After I found the sheers, we went into the barn, where the ewes were loafing.
As we approached, I began explaining how the ewes with more dorper blood–and black hide–did not shed as much wool as do the all-white katahdins. The ewes quickly moved out of the barn, but not all. One very obviously dead ewe lay on the other side of the pen, legs outstretched, and swollen.

My nephew, Jesse, shocked. (But not about the ewe.)
There are few things like losing a sheep in this way. There are fewer like giving a tour of your barn and finding the sheep this way. “Crook-ear,” as she was called, had laid down with her head downhill and her spine lower than the crest of her stomach. In other words, she was upside down. When this happens, the animal begins to bloat. I was shocked.

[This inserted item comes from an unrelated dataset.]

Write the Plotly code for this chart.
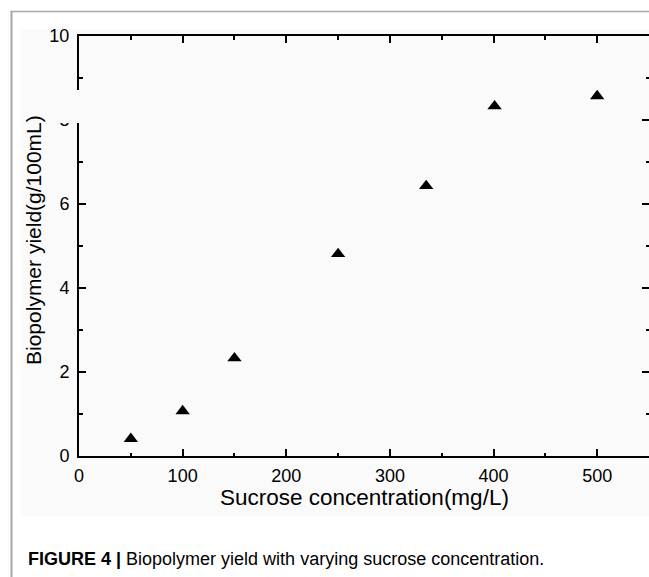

Shocked, but in the most removed, detached way. Here was a ewe, 3 months into a five month pregnancy, and one that I count on to take good care of herself, but I felt nothing. Usually, we get the chance to fight for an animal. The pain and the stress of losing the animal is something that we bear as the animal dies, in the attempt to save it. Monday, there was no fight. Nothing I could have attempted. That good ewe had fought to right herself, to get back up. But, bearing one or more lambs in her already large belly was too much. And she died there. All because she laid down the wrong way.
Senseless.
What to take away from this? I don’t know. I wish I had been able to clean the barn last week. The tractor was out of duty.
I’m sharing this because I think it’s worth knowing.
I’m not one whine about “only being human.” I think humans are pretty awesome. But it’s worth noting that sheep are sheep; they ‘will find a way to die.’
For all that I and other farmers do to raise our animals well, something senseless and out of our control will happen. When it does, it’s best to realize it and let it slide off. When it is my fault, I had better know it–even make myself feel bad about it. Then make sure it never happens again.
But as for upside-down ewes, maybe I should avoid the ones that are more top heavy.